Going into further details of data orchestration is outside of the scope of this book, so we won’t be seeing a practical example, but we think it’s important enough to mention it and to point you to more resources.

There are some truly amazing tools out there to help you do this on a production scale. Broadly, there is a 1st generation of tools that are excellent but might have more trouble with tasks such as:

  • local development, testing, and storage abstractions

  • one-off and irregularly scheduled tasks

  • the movement of data between tasks

  • dynamic and parameterised workflows

And there is a 2nd generation of tools that tries to solve some of these issues.

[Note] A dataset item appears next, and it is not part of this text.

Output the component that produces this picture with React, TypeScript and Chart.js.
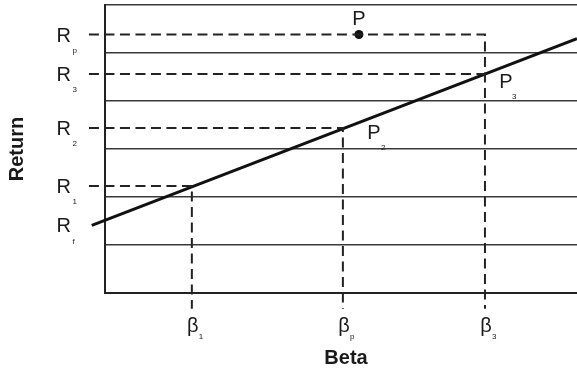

Of the 1st generation, by far the best known and most suited for production is Apache’s (original AirBnB’s) Airflow. There’s a less mature 1st generation tool from Spotify called Luigi too, but Airflow is widely used in the tech industry, and doesn’t just schedule data processes in Python: it can run processes in pretty much whatever you like. Both of these tools try to solve the ‘plumbing’ associated with long-running batch processes on data: chaining tasks, automating them, dealing with failures, and scheduling. Both Luigi and Airflow have fancy interfaces to show you what’s going on with your tasks.

Tools in the 2nd generation include the easy-to-use Prefect, “modern workflow orchestration for data and ML engineers”, and dagster, which bills itself as “a data orchestrator for machine learning, analytics, and ETL [extract, transform, and load]”. These have visualisation interfaces too, can run locally or on the cloud, and are more flexible about triggers for events.

For a research project where you only need to execute your DAG once, and you’re probably much more concerned about the costliness of each step than anything else, these tools are likely to be overkill or not quite what you need. But if you’re automating an ETL process, they’re perfect (prefect). The best place to get started is by looking at their webpages and googling around for tutorials.